Winter riding. I had finished a project winter/heavy touring bike a bit back. It’s pretty comfortable, fast and strong. It’s also a little crazy and looks totally unrideable, but that’s just the illusion due to the sloping frame and seemingly way-to-high seatpost. It’s actually more upright than riding in the drops on my road bike.
Well, keep riding, snow or no-snow, wherever you may be. Spring is just around the corner. Honest.
I wanted a fast, cheap, strong everyday winter bike, that I could use for touring/camping. I began with a ’95 Kona race light MTB frame with v-brake bosses.
It’s now about the same as riding in the drops on my road bike (a little more upright), but, it sure isn’t an upright setup. It has road components and 700c wheels. You could accomplish a more neutral position with the stem flipped over and some riser bars vs flat bars, but I like it this way, looks more interesting. It’s not uncomfortable for me either.
I wanted 700c wheels vs 26″, so that meant changing the front fork (which I had lying around) and the headset (which is that crankbros stainless…it’s really nice and worth more than the rest of the bike)
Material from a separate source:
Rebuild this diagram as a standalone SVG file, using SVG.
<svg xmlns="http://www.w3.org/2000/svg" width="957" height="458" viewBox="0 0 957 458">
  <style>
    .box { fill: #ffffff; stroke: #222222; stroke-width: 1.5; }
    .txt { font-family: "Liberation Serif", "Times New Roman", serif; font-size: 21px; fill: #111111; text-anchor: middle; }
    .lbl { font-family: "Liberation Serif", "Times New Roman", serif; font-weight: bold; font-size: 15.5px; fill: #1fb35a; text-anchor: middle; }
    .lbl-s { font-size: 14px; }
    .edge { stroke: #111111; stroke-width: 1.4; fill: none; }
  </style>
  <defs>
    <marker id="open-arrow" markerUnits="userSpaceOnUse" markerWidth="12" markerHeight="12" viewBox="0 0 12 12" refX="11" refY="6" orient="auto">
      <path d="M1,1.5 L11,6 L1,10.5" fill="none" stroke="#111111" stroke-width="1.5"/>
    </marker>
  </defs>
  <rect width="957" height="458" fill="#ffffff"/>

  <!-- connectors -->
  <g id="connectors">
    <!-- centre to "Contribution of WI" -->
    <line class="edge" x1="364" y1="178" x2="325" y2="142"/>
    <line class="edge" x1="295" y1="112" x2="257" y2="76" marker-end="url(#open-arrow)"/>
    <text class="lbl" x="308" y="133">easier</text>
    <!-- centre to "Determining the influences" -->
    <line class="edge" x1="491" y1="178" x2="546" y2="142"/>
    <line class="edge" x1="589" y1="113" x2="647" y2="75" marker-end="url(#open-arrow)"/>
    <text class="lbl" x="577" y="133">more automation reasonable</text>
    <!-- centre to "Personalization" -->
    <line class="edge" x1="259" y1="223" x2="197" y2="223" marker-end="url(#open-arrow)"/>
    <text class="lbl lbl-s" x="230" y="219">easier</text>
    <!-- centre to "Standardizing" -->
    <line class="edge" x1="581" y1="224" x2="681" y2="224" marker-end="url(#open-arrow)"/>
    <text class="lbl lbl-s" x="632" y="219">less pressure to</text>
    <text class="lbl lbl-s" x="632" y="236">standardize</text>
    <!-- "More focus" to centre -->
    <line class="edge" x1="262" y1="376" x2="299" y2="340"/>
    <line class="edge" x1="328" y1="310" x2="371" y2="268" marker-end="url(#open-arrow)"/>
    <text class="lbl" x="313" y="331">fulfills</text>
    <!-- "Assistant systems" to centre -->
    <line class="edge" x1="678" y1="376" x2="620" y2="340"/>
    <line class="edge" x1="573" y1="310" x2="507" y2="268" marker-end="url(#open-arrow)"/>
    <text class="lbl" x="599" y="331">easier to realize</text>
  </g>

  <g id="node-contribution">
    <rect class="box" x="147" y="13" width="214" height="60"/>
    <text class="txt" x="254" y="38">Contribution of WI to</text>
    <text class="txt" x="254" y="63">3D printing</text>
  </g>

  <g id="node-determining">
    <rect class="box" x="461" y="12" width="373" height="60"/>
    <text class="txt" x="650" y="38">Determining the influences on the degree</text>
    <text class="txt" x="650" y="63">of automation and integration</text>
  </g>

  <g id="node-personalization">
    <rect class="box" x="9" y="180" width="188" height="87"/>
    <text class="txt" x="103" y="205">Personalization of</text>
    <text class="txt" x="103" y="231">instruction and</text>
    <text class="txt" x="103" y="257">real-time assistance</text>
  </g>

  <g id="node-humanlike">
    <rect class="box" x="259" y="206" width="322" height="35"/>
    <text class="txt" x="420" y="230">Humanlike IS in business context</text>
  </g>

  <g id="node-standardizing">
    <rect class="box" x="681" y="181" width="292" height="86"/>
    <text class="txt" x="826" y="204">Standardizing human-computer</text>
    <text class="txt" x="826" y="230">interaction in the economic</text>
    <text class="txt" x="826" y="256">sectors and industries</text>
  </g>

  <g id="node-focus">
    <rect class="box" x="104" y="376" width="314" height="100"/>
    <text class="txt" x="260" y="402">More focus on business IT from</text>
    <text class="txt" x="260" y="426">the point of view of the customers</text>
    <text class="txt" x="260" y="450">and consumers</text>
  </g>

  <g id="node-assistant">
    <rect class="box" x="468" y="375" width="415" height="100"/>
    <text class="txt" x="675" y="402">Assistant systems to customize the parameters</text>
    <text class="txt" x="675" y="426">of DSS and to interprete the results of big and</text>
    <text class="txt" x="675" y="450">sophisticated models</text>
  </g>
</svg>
I also wanted road cranks, and those are an old set of 105’s I had in my trash heap. It means only being able to run a single ring because of chain stay clearance (meant to accommodate a fat MTB tire), but I didn’t want the 39 anyway. 105 rear derailleur.
Friction shifting 9 speed with the old 7 speed index/friction thumb lever.
Long reach brakes for the back.
It’s pretty light and fast, and the gearing ain’t bad. I did a sub 41min Cypress on that bike to the top 15km hut, so it’s ok for climbing.
It takes a rack and panniers well and overall I’m pretty happy with it considering the performance vs investment. Plus I couldn’t get $100 for that bike in it’s original state so it’s better to keep.